What is being asked: What follows is a set of entries. Repeat them exactly, but not their pictures.

• • • •

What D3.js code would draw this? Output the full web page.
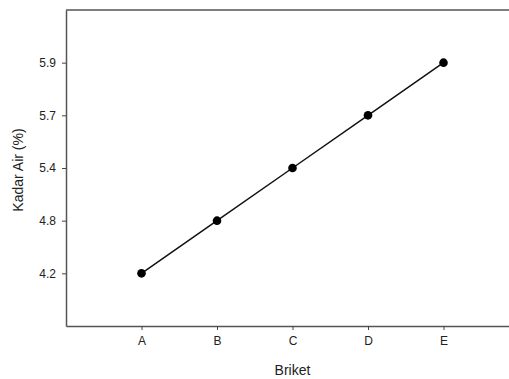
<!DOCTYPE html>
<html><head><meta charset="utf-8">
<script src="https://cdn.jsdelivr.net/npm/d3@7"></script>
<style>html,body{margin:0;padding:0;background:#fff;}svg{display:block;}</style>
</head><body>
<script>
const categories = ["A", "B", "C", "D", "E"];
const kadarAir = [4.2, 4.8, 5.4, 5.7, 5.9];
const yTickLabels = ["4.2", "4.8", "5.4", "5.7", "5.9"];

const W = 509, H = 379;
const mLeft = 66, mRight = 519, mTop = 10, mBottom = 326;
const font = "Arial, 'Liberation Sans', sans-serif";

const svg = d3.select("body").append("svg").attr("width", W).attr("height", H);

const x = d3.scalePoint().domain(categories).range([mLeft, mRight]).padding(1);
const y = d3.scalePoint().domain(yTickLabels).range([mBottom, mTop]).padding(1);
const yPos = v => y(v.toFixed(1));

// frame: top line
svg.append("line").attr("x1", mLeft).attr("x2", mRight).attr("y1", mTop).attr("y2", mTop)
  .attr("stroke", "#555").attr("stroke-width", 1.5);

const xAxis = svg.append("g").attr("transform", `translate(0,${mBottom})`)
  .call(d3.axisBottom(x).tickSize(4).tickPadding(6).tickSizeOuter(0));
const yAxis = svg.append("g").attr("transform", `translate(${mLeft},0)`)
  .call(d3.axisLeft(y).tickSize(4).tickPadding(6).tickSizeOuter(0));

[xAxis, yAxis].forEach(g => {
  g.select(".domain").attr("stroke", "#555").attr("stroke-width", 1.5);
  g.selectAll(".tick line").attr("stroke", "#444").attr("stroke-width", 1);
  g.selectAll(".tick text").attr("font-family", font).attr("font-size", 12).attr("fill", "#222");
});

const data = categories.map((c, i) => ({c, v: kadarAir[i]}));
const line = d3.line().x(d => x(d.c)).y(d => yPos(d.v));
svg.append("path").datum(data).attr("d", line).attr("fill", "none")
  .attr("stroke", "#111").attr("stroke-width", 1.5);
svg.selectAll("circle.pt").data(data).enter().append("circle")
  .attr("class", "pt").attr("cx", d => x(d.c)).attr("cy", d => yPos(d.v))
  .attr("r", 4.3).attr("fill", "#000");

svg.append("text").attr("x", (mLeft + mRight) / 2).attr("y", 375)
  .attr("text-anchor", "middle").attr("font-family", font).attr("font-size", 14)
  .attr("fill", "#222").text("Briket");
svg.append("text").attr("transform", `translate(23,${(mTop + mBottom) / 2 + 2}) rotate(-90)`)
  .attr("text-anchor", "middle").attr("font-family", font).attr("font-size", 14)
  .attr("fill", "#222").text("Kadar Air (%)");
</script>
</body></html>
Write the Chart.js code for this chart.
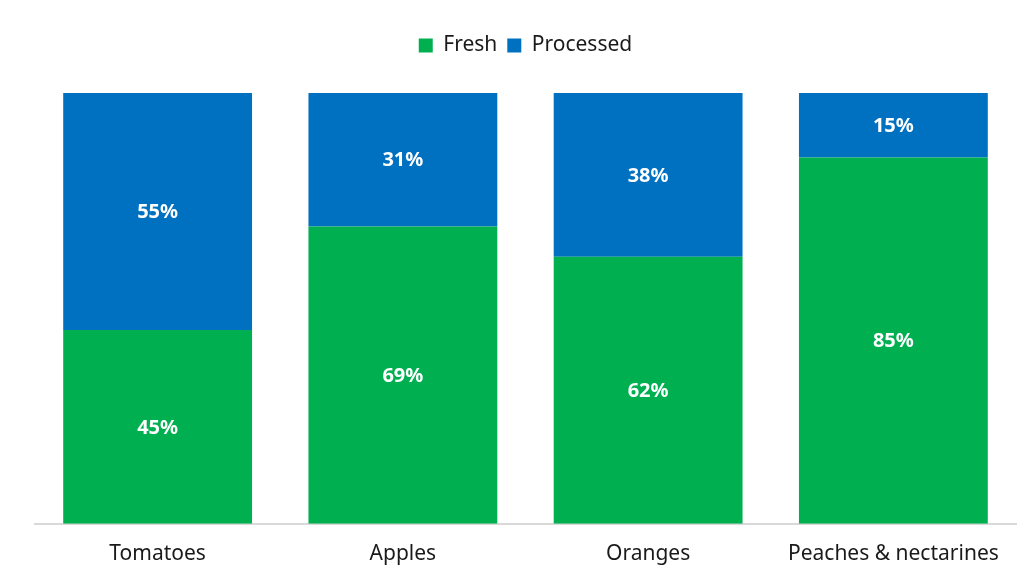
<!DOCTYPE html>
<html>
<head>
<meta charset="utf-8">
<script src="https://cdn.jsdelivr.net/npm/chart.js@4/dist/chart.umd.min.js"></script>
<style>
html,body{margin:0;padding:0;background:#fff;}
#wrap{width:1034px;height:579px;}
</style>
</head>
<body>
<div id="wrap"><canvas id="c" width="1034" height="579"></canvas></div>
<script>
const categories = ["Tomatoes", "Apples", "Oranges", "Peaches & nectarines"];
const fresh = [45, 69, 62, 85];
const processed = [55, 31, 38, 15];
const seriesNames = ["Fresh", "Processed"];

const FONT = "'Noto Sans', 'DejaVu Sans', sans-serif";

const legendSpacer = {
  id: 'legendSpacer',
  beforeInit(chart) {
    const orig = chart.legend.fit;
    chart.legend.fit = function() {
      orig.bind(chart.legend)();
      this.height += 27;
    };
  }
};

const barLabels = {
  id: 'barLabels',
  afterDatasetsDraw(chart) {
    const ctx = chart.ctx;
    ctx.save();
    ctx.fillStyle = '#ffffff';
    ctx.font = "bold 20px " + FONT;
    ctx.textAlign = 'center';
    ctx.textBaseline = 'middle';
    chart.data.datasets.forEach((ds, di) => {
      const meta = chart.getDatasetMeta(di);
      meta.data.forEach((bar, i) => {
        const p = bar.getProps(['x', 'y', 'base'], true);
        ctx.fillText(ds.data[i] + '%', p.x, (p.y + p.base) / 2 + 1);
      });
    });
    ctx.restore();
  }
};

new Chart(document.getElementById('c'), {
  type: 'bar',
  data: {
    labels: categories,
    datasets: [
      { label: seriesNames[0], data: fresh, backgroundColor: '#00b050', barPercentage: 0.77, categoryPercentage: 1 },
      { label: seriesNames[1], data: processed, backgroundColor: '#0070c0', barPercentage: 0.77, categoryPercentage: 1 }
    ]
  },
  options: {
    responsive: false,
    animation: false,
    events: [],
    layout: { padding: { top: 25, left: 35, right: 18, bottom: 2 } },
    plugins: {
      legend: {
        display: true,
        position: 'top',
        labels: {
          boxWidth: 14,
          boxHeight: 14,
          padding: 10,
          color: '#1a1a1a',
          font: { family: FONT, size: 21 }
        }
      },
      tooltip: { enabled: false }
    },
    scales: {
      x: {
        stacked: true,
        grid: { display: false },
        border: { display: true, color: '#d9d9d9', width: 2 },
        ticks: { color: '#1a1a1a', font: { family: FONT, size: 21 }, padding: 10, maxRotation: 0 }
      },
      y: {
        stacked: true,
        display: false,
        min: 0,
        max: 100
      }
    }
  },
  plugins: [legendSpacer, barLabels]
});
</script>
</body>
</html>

• • • •

Solution:
What D3.js code would draw this? Output the full web page.
<!DOCTYPE html>
<html><head><meta charset="utf-8">
<script src="https://cdn.jsdelivr.net/npm/d3@7"></script>
<style>html,body{margin:0;padding:0;background:#fff;}svg{display:block;}</style>
</head><body>
<script>
const categories = ["A", "B", "C", "D", "E"];
const kadarAir = [4.2, 4.8, 5.4, 5.7, 5.9];
const yTickLabels = ["4.2", "4.8", "5.4", "5.7", "5.9"];

const W = 509, H = 379;
const mLeft = 66, mRight = 519, mTop = 10, mBottom = 326;
const font = "Arial, 'Liberation Sans', sans-serif";

const svg = d3.select("body").append("svg").attr("width", W).attr("height", H);

const x = d3.scalePoint().domain(categories).range([mLeft, mRight]).padding(1);
const y = d3.scalePoint().domain(yTickLabels).range([mBottom, mTop]).padding(1);
const yPos = v => y(v.toFixed(1));

// frame: top line
svg.append("line").attr("x1", mLeft).attr("x2", mRight).attr("y1", mTop).attr("y2", mTop)
  .attr("stroke", "#555").attr("stroke-width", 1.5);

const xAxis = svg.append("g").attr("transform", `translate(0,${mBottom})`)
  .call(d3.axisBottom(x).tickSize(4).tickPadding(6).tickSizeOuter(0));
const yAxis = svg.append("g").attr("transform", `translate(${mLeft},0)`)
  .call(d3.axisLeft(y).tickSize(4).tickPadding(6).tickSizeOuter(0));

[xAxis, yAxis].forEach(g => {
  g.select(".domain").attr("stroke", "#555").attr("stroke-width", 1.5);
  g.selectAll(".tick line").attr("stroke", "#444").attr("stroke-width", 1);
  g.selectAll(".tick text").attr("font-family", font).attr("font-size", 12).attr("fill", "#222");
});

const data = categories.map((c, i) => ({c, v: kadarAir[i]}));
const line = d3.line().x(d => x(d.c)).y(d => yPos(d.v));
svg.append("path").datum(data).attr("d", line).attr("fill", "none")
  .attr("stroke", "#111").attr("stroke-width", 1.5);
svg.selectAll("circle.pt").data(data).enter().append("circle")
  .attr("class", "pt").attr("cx", d => x(d.c)).attr("cy", d => yPos(d.v))
  .attr("r", 4.3).attr("fill", "#000");

svg.append("text").attr("x", (mLeft + mRight) / 2).attr("y", 375)
  .attr("text-anchor", "middle").attr("font-family", font).attr("font-size", 14)
  .attr("fill", "#222").text("Briket");
svg.append("text").attr("transform", `translate(23,${(mTop + mBottom) / 2 + 2}) rotate(-90)`)
  .attr("text-anchor", "middle").attr("font-family", font).attr("font-size", 14)
  .attr("fill", "#222").text("Kadar Air (%)");
</script>
</body></html>
Write the Chart.js code for this chart.
<!DOCTYPE html>
<html>
<head>
<meta charset="utf-8">
<script src="https://cdn.jsdelivr.net/npm/chart.js@4/dist/chart.umd.min.js"></script>
<style>
html,body{margin:0;padding:0;background:#fff;}
#wrap{width:1034px;height:579px;}
</style>
</head>
<body>
<div id="wrap"><canvas id="c" width="1034" height="579"></canvas></div>
<script>
const categories = ["Tomatoes", "Apples", "Oranges", "Peaches & nectarines"];
const fresh = [45, 69, 62, 85];
const processed = [55, 31, 38, 15];
const seriesNames = ["Fresh", "Processed"];

const FONT = "'Noto Sans', 'DejaVu Sans', sans-serif";

const legendSpacer = {
  id: 'legendSpacer',
  beforeInit(chart) {
    const orig = chart.legend.fit;
    chart.legend.fit = function() {
      orig.bind(chart.legend)();
      this.height += 27;
    };
  }
};

const barLabels = {
  id: 'barLabels',
  afterDatasetsDraw(chart) {
    const ctx = chart.ctx;
    ctx.save();
    ctx.fillStyle = '#ffffff';
    ctx.font = "bold 20px " + FONT;
    ctx.textAlign = 'center';
    ctx.textBaseline = 'middle';
    chart.data.datasets.forEach((ds, di) => {
      const meta = chart.getDatasetMeta(di);
      meta.data.forEach((bar, i) => {
        const p = bar.getProps(['x', 'y', 'base'], true);
        ctx.fillText(ds.data[i] + '%', p.x, (p.y + p.base) / 2 + 1);
      });
    });
    ctx.restore();
  }
};

new Chart(document.getElementById('c'), {
  type: 'bar',
  data: {
    labels: categories,
    datasets: [
      { label: seriesNames[0], data: fresh, backgroundColor: '#00b050', barPercentage: 0.77, categoryPercentage: 1 },
      { label: seriesNames[1], data: processed, backgroundColor: '#0070c0', barPercentage: 0.77, categoryPercentage: 1 }
    ]
  },
  options: {
    responsive: false,
    animation: false,
    events: [],
    layout: { padding: { top: 25, left: 35, right: 18, bottom: 2 } },
    plugins: {
      legend: {
        display: true,
        position: 'top',
        labels: {
          boxWidth: 14,
          boxHeight: 14,
          padding: 10,
          color: '#1a1a1a',
          font: { family: FONT, size: 21 }
        }
      },
      tooltip: { enabled: false }
    },
    scales: {
      x: {
        stacked: true,
        grid: { display: false },
        border: { display: true, color: '#d9d9d9', width: 2 },
        ticks: { color: '#1a1a1a', font: { family: FONT, size: 21 }, padding: 10, maxRotation: 0 }
      },
      y: {
        stacked: true,
        display: false,
        min: 0,
        max: 100
      }
    }
  },
  plugins: [legendSpacer, barLabels]
});
</script>
</body>
</html>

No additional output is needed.